Research

Our research group focuses on Computational Thermodynamics and its applications in materials and metallurgical engineering, a vital component of Integrated Computational Materials Engineering (ICME). We aim to develop accurate Gibbs energy models for solid crystalline metal phases, with particular emphasis on modeling short-range ordering (SRO) effects, using advanced methods like the Cluster Variation Method (CVM). This work is crucial for designing advanced materials such as high-entropy alloys, Ti-based composites for defense, bioimplants, and energy storage systems.

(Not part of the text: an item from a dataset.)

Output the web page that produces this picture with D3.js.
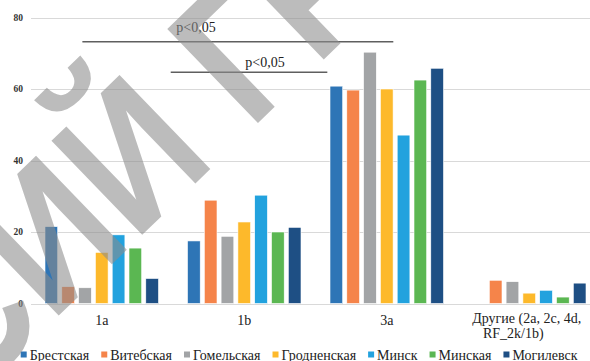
<!DOCTYPE html>
<html>
<head>
<meta charset="utf-8">
<script src="https://cdn.jsdelivr.net/npm/d3@7"></script>
<style>
html,body{margin:0;padding:0;background:#fff;}
svg{display:block;}
</style>
</head>
<body>
<svg id="chart" width="590" height="361"></svg>
<script>
// ---- data ----
const categories = ["1a", "1b", "3a", "Другие (2a, 2c, 4d,|RF_2k/1b)"];
const seriesNames = ["Брестская", "Витебская", "Гомельская", "Гродненская", "Минск", "Минская", "Могилевск"];
const brest     = [21.5, 17.5, 60.8, 0];
const vitebsk   = [4.7, 28.9, 59.7, 6.5];
const gomel     = [4.4, 18.8, 70.3, 6.1];
const grodno    = [14.3, 22.8, 60.0, 2.9];
const minskCity = [19.2, 30.3, 47.1, 3.7];
const minskReg  = [15.5, 20.0, 62.5, 1.8];
const mogilev   = [7.0, 21.3, 65.8, 5.7];
const seriesValues = [brest, vitebsk, gomel, grodno, minskCity, minskReg, mogilev];
const colors = ["#2e75b6", "#f5844a", "#a2a4a6", "#fdb92b", "#22a2de", "#5bb752", "#1e4f84"];
const yTicks = [0, 20, 40, 60, 80];
// significance brackets: [fromCategory, offset, toCategory, offset, yValue]
const sigLines = [
  ["1a", 0.364, "3a", 0.546, 73.2],
  ["1b", -0.016, "3a", 0.083, 64.7]
];
const sigLabels = [
  ["p<0,05", "1b", 0.161, 75.9],
  ["p<0,05", "1b", 0.646, 66.2]
];
const watermarkText = "СИЙ ГР";

// ---- layout ----
const svg = d3.select("#chart");
const W = 590, H = 361;
const plotLeft = 30.5, plotRight = 600.5;
const y = d3.scaleLinear().domain([0, 80]).range([303.5, 17.5]);
const catKeys = categories;
const x0 = d3.scaleBand().domain(catKeys).range([plotLeft, plotRight]).paddingInner(0).paddingOuter(0);
const x1 = d3.scaleBand().domain(seriesNames).range([0, x0.bandwidth()]).paddingInner(0.244).paddingOuter(0.863);
const serif = "Liberation Serif, Times New Roman, DejaVu Serif, serif";

// gridlines
svg.append("g").selectAll("line").data(yTicks).join("line")
  .attr("x1", 31).attr("x2", W)
  .attr("y1", d => Math.round(y(d)) + 0.5).attr("y2", d => Math.round(y(d)) + 0.5)
  .attr("stroke", "#d9d9d9").attr("stroke-width", 1);

// y labels
svg.append("g").selectAll("text").data(yTicks).join("text")
  .attr("x", 23).attr("y", d => y(d)).attr("dy", "0.35em")
  .attr("text-anchor", "end")
  .attr("font-family", serif).attr("font-weight", "bold").attr("font-size", 9.5)
  .attr("fill", "#333")
  .text(d => d);

// bars
const flat = [];
seriesValues.forEach((vals, si) => vals.forEach((v, ci) => flat.push({s: seriesNames[si], si, c: catKeys[ci], v})));
svg.append("g").selectAll("rect").data(flat.filter(d => d.v > 0)).join("rect")
  .attr("x", d => x0(d.c) + x1(d.s))
  .attr("width", x1.bandwidth())
  .attr("y", d => y(d.v))
  .attr("height", d => y(0) - y(d.v))
  .attr("fill", d => colors[d.si])
  .attr("stroke", "#fff").attr("stroke-width", 0.6);

// category labels
const catG = svg.append("g");
catKeys.forEach(c => {
  const lines = c.split("|");
  const cx = x0(c) + x0.bandwidth() / 2;
  if (lines.length === 1) {
    catG.append("text").attr("x", cx).attr("y", 325).attr("text-anchor", "middle")
      .attr("font-family", serif).attr("font-size", 14).attr("fill", "#222").text(lines[0]);
  } else {
    catG.append("text").attr("x", cx - 57).attr("y", 323).attr("text-anchor", "start")
      .attr("font-family", serif).attr("font-size", 14).attr("fill", "#222").text(lines[0]);
    catG.append("text").attr("x", cx - 16).attr("y", 338).attr("text-anchor", "middle")
      .attr("font-family", serif).attr("font-size", 14).attr("fill", "#222").text(lines[1]);
  }
});

// significance lines
svg.append("g").selectAll("line").data(sigLines).join("line")
  .attr("x1", d => x0(d[0]) + d[1] * x0.bandwidth())
  .attr("x2", d => x0(d[2]) + d[3] * x0.bandwidth())
  .attr("y1", d => y(d[4])).attr("y2", d => y(d[4]))
  .attr("stroke", "#5f5f5f").attr("stroke-width", 1.6);
svg.append("g").selectAll("text").data(sigLabels).join("text")
  .attr("x", d => x0(d[1]) + d[2] * x0.bandwidth())
  .attr("y", d => y(d[3]))
  .attr("text-anchor", "middle")
  .attr("font-family", serif).attr("font-size", 14).attr("fill", "#222")
  .text(d => d[0]);

// legend
const leg = svg.append("g");
let lx = 20.7;
seriesNames.forEach((n, i) => {
  leg.append("rect").attr("x", lx).attr("y", 351.5).attr("width", 6).attr("height", 6).attr("fill", colors[i]);
  const t = leg.append("text").attr("x", lx + 9).attr("y", 359.5)
    .attr("font-family", serif).attr("font-size", 14).attr("fill", "#222").text(n);
  lx += 9 + t.node().getComputedTextLength() + 12;
});

// watermark
svg.append("text")
  .attr("transform", "translate(-33,404) rotate(-44) scale(0.85,1)")
  .attr("font-family", "Liberation Sans, Arial, sans-serif")
  .attr("font-weight", "bold").attr("font-size", 190)
  .attr("fill", "#8c8c8c").attr("fill-opacity", 0.58)
  .text(watermarkText);
</script>
</body>
</html>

Our research combines experimental techniques (e.g., drop calorimetry, DSC) with first-principles calculations (e.g., DFT) to acquire thermochemical data, and we develop CE-CVM-based algorithms to predict phase diagrams and optimize material properties. We also contribute to CALPHAD and CE-CVM database development, supporting the design and processing of novel materials.

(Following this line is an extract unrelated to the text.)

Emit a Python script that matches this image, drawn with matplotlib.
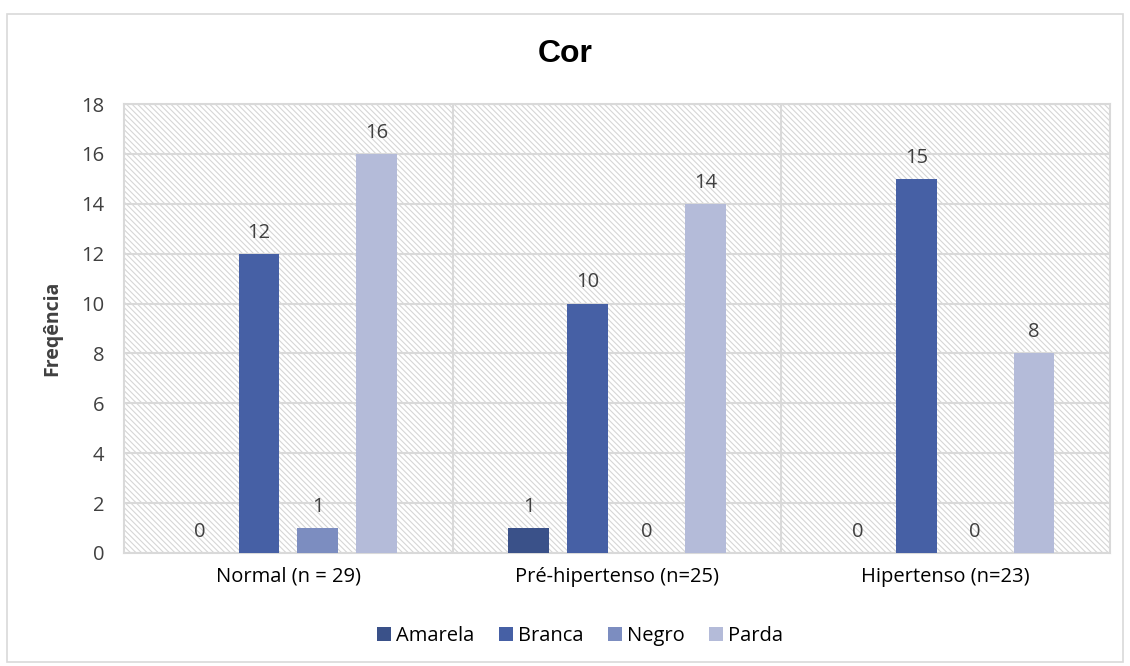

More specifically, we are interested in:

• Titanium-based systems
• Binary, ternary, and multicomponent transition metal systems
• Compositionally complex alloys (CCA and HEA)

1. Development of Functionally Graded Armor Composites (FGACs) Materials (2019-2022). Funded by DRDO under the ARMREB Grant-in-Aid Scheme.

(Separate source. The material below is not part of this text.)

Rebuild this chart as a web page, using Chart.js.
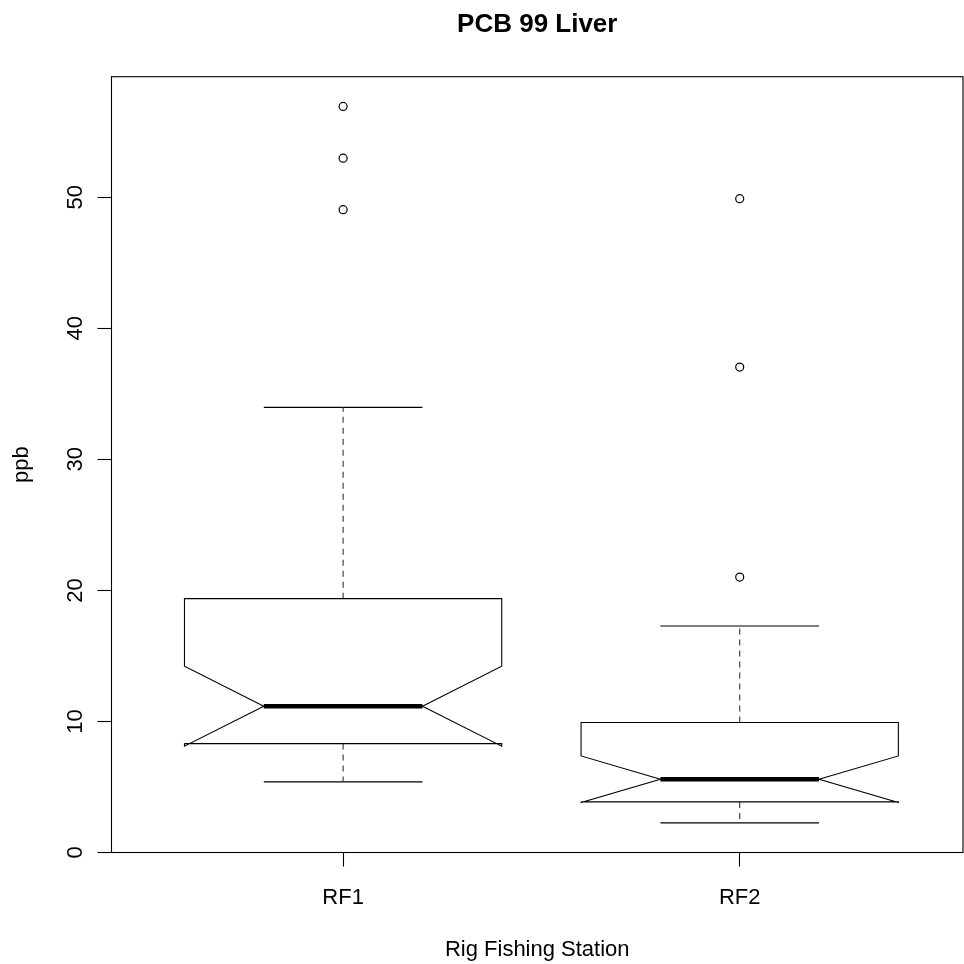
<!DOCTYPE html>
<html><head><meta charset="utf-8">
<script src="https://cdn.jsdelivr.net/npm/chart.js@4.4.0/dist/chart.umd.min.js"></script>
<style>html,body{margin:0;padding:0;background:#fff}canvas{display:block}</style>
</head><body>
<canvas id="c" width="964" height="964"></canvas>
<script>
// ---- data ----
const categories = ['RF1', 'RF2'];
const whiskerLow = [5.39, 2.26];
const hingeLow = [8.31, 3.86];
const medians = [11.16, 5.59];
const hingeHigh = [19.37, 9.92];
const whiskerHigh = [33.97, 17.28];
const notchLow = [8.11, 3.81];
const notchHigh = [14.21, 7.37];
const outliers = [[56.93, 52.98, 49.05], [49.89, 37.04, 21.02]];
const yTickValues = [0, 10, 20, 30, 40, 50];

// ---- style constants ----
const FONT = "'Liberation Sans', Arial, Helvetica, sans-serif";
const BOX_HALF = 0.4, NOTCH_HALF = 0.2, STAPLE_HALF = 0.2;

const datasets = [];
categories.forEach((c, i) => {
  const x = i + 1;
  const poly = [
    {x: x - BOX_HALF, y: hingeLow[i]},
    {x: x - BOX_HALF, y: notchLow[i]},
    {x: x - NOTCH_HALF, y: medians[i]},
    {x: x - BOX_HALF, y: notchHigh[i]},
    {x: x - BOX_HALF, y: hingeHigh[i]},
    {x: x + BOX_HALF, y: hingeHigh[i]},
    {x: x + BOX_HALF, y: notchHigh[i]},
    {x: x + NOTCH_HALF, y: medians[i]},
    {x: x + BOX_HALF, y: notchLow[i]},
    {x: x + BOX_HALF, y: hingeLow[i]},
    {x: x - BOX_HALF, y: hingeLow[i]}
  ];
  const base = {type: 'line', pointRadius: 0, borderColor: '#000', borderWidth: 1.1, fill: false, tension: 0, order: 2, borderJoinStyle: 'miter'};
  datasets.push(Object.assign({}, base, {label: c + ' box', data: poly}));
  datasets.push(Object.assign({}, base, {label: c + ' upper whisker', borderColor: '#333', borderDash: [6, 5],
    data: [{x: x, y: hingeHigh[i]}, {x: x, y: whiskerHigh[i]}]}));
  datasets.push(Object.assign({}, base, {label: c + ' lower whisker', borderColor: '#333', borderDash: [6, 5],
    data: [{x: x, y: hingeLow[i]}, {x: x, y: whiskerLow[i]}]}));
  datasets.push(Object.assign({}, base, {label: c + ' upper staple',
    data: [{x: x - STAPLE_HALF, y: whiskerHigh[i]}, {x: x + STAPLE_HALF, y: whiskerHigh[i]}]}));
  datasets.push(Object.assign({}, base, {label: c + ' lower staple',
    data: [{x: x - STAPLE_HALF, y: whiskerLow[i]}, {x: x + STAPLE_HALF, y: whiskerLow[i]}]}));
  datasets.push(Object.assign({}, base, {label: c + ' median', borderWidth: 4.5, borderCapStyle: 'butt', order: 0,
    data: [{x: x - NOTCH_HALF, y: medians[i]}, {x: x + NOTCH_HALF, y: medians[i]}]}));
});
datasets.push({
  type: 'scatter', label: 'outliers', order: 1,
  data: outliers.flatMap((arr, i) => arr.map(v => ({x: i + 1, y: v}))),
  pointStyle: 'circle', pointRadius: 4, borderWidth: 1.2,
  borderColor: '#000', backgroundColor: 'rgba(0,0,0,0)'
});

const framePlugin = {
  id: 'frame',
  afterDraw(chart) {
    const {ctx, chartArea: a} = chart;
    ctx.save();
    ctx.strokeStyle = '#000';
    ctx.lineWidth = 1.1;
    ctx.strokeRect(a.left, a.top, a.right - a.left, a.bottom - a.top);
    ctx.restore();
  }
};

Chart.defaults.color = '#000';
Chart.defaults.font.family = FONT;

new Chart(document.getElementById('c'), {
  type: 'line',
  data: {datasets},
  plugins: [framePlugin],
  options: {
    responsive: false,
    animation: false,
    layout: {autoPadding: false, padding: {left: 0, right: 1, top: 0, bottom: 0}},
    plugins: {
      legend: {display: false},
      tooltip: {enabled: false},
      title: {
        display: true, text: 'PCB 99 Liver', color: '#000', fullSize: false,
        font: {family: FONT, size: 26, weight: 'bold', lineHeight: 1.2},
        padding: {top: 9.4, bottom: 36.1}
      }
    },
    scales: {
      x: {
        type: 'linear', min: 0.416, max: 2.563,
        afterBuildTicks: s => { s.ticks = categories.map((c, i) => ({value: i + 1})); },
        afterFit: s => { s.height = 111.5; },
        ticks: {
          callback: v => categories[v - 1],
          font: {family: FONT, size: 22}, color: '#000', padding: 18.5,
          maxRotation: 0, minRotation: 0, autoSkip: false
        },
        grid: {display: true, drawOnChartArea: false, drawTicks: true, tickLength: 14, tickColor: '#000', tickWidth: 1.1},
        border: {display: false},
        title: {display: true, text: 'Rig Fishing Station', color: '#000',
          font: {family: FONT, size: 22, lineHeight: 1.2}, padding: {top: 0, bottom: 0.5}}
      },
      y: {
        type: 'linear', min: 0, max: 59.2,
        afterBuildTicks: s => { s.ticks = yTickValues.map(v => ({value: v})); },
        afterFit: s => { s.width = 111.5; },
        ticks: {
          font: {family: FONT, size: 22}, color: '#000', padding: 9.8,
          minRotation: 90, maxRotation: 90, crossAlign: 'center', autoSkip: false
        },
        grid: {display: true, drawOnChartArea: false, drawTicks: true, tickLength: 14, tickColor: '#000', tickWidth: 1.1},
        border: {display: false},
        title: {display: true, text: 'ppb', color: '#000',
          font: {family: FONT, size: 22, lineHeight: 1.2}, padding: {top: 8.8, bottom: 0}}
      }
    }
  }
});
</script>
</body></html>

2. Role of Short Range Ordering in designing High Entropy Alloys (2019-2022). Funded by SERB under Core Research Grant.
3. Development of low-cost β-Ti alloy for biomedical applications (2020-2023). Co-PI. Funded by SERB under Core Research Grant.
4. Phase-diagrams and thermodynamic investigations of Ti-Hf-Zr system using Cluster Variation Method (CVM) (2018-2020). Funded by IIT (BHU).
5. Free energy minimization in binary alloys via genetic algorithms (2012). Funded by UGC XI-Plan Research Grant for New Faculty.
6. Development of e-content on ancient Indian metallurgy and modern process metallurgy (2011-12). Funded by NMEICT, New Delhi.